Below are select quotes from recent Hours of Service (HOS) comments filed with FMCSA by organizations that typically oppose industry-supported HOS changes. These are some of the organizations that might decide to challenge FMCSA’s changes in court if the agency finalizes some or all of its proposed HOS changes. These quotes communicate the positions of these organizations and appear to put FMCSA on notice.

  • Road Safe America
    “Road Safe America implores the FMCSA to be led by the facts and figures. The first step requires the agency to…look at their own research as well as studies conducted by others on fatigue, sleep, and their effects on driving.

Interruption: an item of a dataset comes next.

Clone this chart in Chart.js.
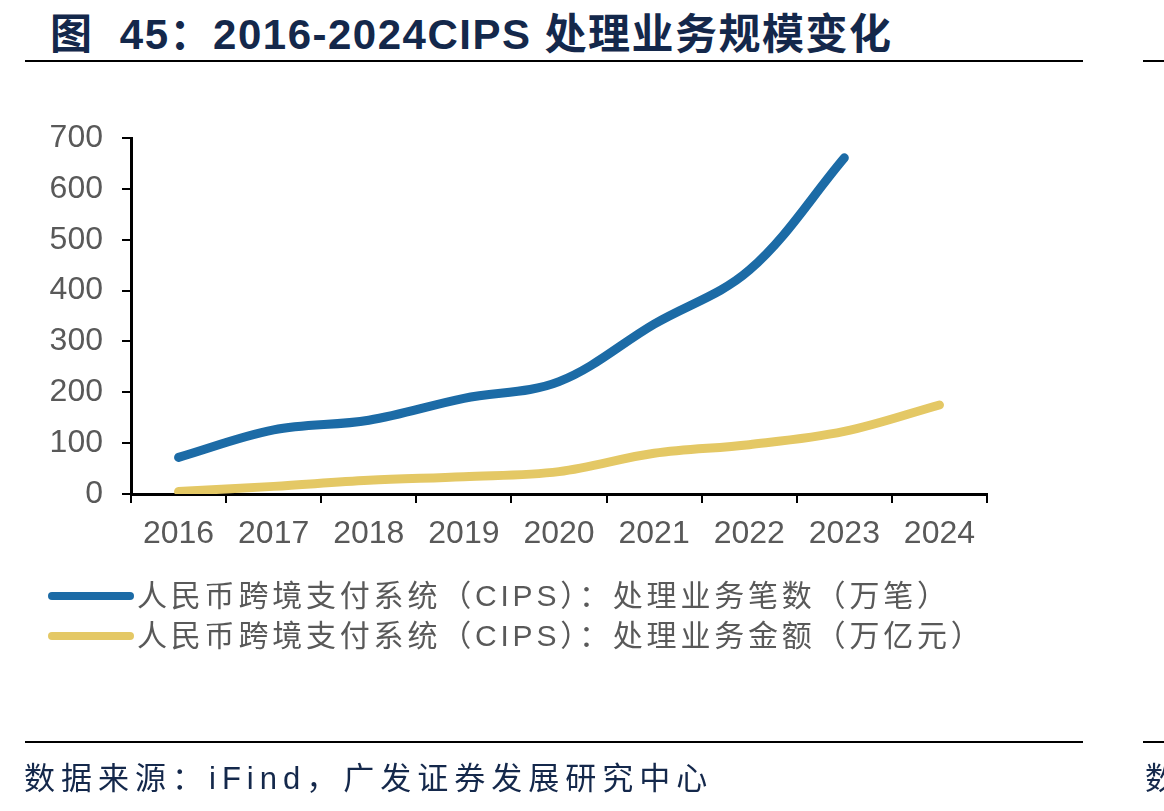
<!DOCTYPE html>
<html>
<head>
<meta charset="utf-8">
<script src="https://cdn.jsdelivr.net/npm/chart.js@4.4.1/dist/chart.umd.min.js"></script>
<style>
  body { margin: 0; background: #fff; width: 1164px; height: 811px; overflow: hidden; position: relative; font-family: "Liberation Sans", "Noto Sans CJK SC", sans-serif; }
  .title { position: absolute; left: 50px; top: 0px; font-size: 42px; letter-spacing: 1.5px; font-weight: bold; color: #14284b; white-space: nowrap; font-family: "Liberation Sans", "Noto Sans CJK SC", sans-serif; }
  .rule { position: absolute; height: 2px; background: #000; }
  #wrap { position: absolute; left: 0; top: 0; width: 1164px; height: 811px; }
  .legend { position: absolute; left: 48px; font-size: 30px; letter-spacing: 3.8px; color: #595959; white-space: nowrap; }
  .legend span.sw { display: inline-block; width: 86px; height: 8px; border-radius: 4px; vertical-align: middle; margin-right: 3px; position: relative; top: -2px; }
  .source { position: absolute; left: 24px; top: 753px; font-size: 31px; letter-spacing: 6px; color: #14284b; white-space: nowrap; }
</style>
</head>
<body>
<div class="title">图&nbsp; 45：2016-2024CIPS 处理业务规模变化</div>
<div class="rule" style="left:25px; top:60px; width:1058px;"></div>
<div class="rule" style="left:1143px; top:60px; width:21px;"></div>
<div id="wrap"><canvas id="grafico"></canvas></div>
<div class="legend" style="top:571px;"><span class="sw" style="background:#1c6ba6"></span>人民币跨境支付系统（CIPS）：处理业务笔数（万笔）</div>
<div class="legend" style="top:611px;"><span class="sw" style="background:#e4c865"></span>人民币跨境支付系统（CIPS）：处理业务金额（万亿元）</div>
<div class="rule" style="left:25px; top:741px; width:1058px;"></div>
<div class="rule" style="left:1143px; top:741px; width:21px;"></div>
<div class="source">数据来源：iFind，广发证券发展研究中心</div>
<div class="source" style="left:1145px;">数</div>
<script>
const anos = ['2016', '2017', '2018', '2019', '2020', '2021', '2022', '2023', '2024'];
const qtdNegocios = [72, 126, 145, 188, 221, 334, 440, 661, null];   // 万笔
const valorNegocios = [5, 15, 27, 34, 44, 80, 97, 123, 175];       // 万亿元
const ticksY = [0, 100, 200, 300, 400, 500, 600, 700];

const ctx = document.getElementById('grafico').getContext('2d');

const graficoLinhas = new Chart(ctx, {
  type: 'line',
  data: {
    labels: anos,
    datasets: [{
      label: '人民币跨境支付系统（CIPS）：处理业务笔数（万笔）',
      data: qtdNegocios,
      borderColor: '#1c6ba6',
      borderWidth: 9,
      borderCapStyle: 'round',
      pointRadius: 0,
      tension: 0.35,
      spanGaps: false
    }, {
      label: '人民币跨境支付系统（CIPS）：处理业务金额（万亿元）',
      data: valorNegocios,
      borderColor: '#e4c865',
      borderWidth: 9,
      borderCapStyle: 'round',
      pointRadius: 0,
      tension: 0.35
    }]
  },
  options: {
    responsive: true,
    maintainAspectRatio: false,
    animation: false,
    layout: {
      padding: { left: 0, top: 138, right: 177, bottom: 257 }
    },
    plugins: {
      legend: { display: false },
      tooltip: { enabled: false }
    },
    scales: {
      x: {
        offset: true,
        grid: {
          offset: true,
          drawOnChartArea: false,  // so os tracinhos do eixo
          color: '#000',
          lineWidth: 2,
          tickLength: 9
        },
        border: { color: '#000', width: 3 },
        ticks: {
          color: '#595959',
          padding: 12,
          maxRotation: 0,
          font: { size: 32, family: 'Liberation Sans' }
        },
        afterFit: (scale) => { scale.height = 60; }
      },
      y: {
        min: 0,
        max: 700,
        afterBuildTicks: (scale) => { scale.ticks = ticksY.map(v => ({ value: v })); },
        grid: {
          drawOnChartArea: false,
          color: '#000',
          lineWidth: 2,
          tickLength: 9
        },
        border: { color: '#000', width: 3 },
        ticks: {
          color: '#595959',
          padding: 19,
          font: { size: 32, family: 'Liberation Sans' }
        },
        afterFit: (scale) => { scale.width = 131; }
      }
    }
  }
});
</script>
</body>
</html>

The second step is to withdraw these proposed changes that will diminish truck safety.”
  • The International Brotherhood of Teamsters
    “The proposed revision to the Hours of Service regulations…is an attempt to effectively “rollback” many of the regulatory improvements thus far and in our opinion will have a deleterious effect on the safety and health of our driver members and to the motoring public who share the road with other CMV truck drivers.”
  • Advocates for Highway & Auto Safety
    “Fatal truck crashes continue to occur at an alarmingly high rate.”
    “Driver fatigue is a well-known safety problem within trucking…”
    “Given these realities, Advocates is staunchly opposed to the dangerous proposals…and the framing of them under the guise of ‘flexibility.’”
  • The Truck Safety Coalition
    “We…remind the FMCSA that their statutory mission is to have ‘Safety as [its] Highest Priority.’ None of the proposed changes demonstrate a commitment to that mission because the Agency has failed to provide proof that any of the charges will actually improve safety.”
  • Insurance Institute for Highway Safety – Highway Loss Data Institute
    “IIHS strongly cautions FMCSA against making such large changes, which relax already long workday limits, without sufficient regard for proven safety risks
    “…FMCSA should rely on the strongest form of evidence—rigorously conducted scientific studies—and not simply on experiential anecdotes, to make these decisions.”

Two things are clear in these statements:

  1. These organizations are adamantly opposed to loosening HOS rules.
  2. Each believes their path to victory lies in FMCSA’s use of data to justify their proposed changes.

STC’s bet? Any final HOS changes will end up in court. If so, a key question will be whether FMCSA will have the research and data to win the day.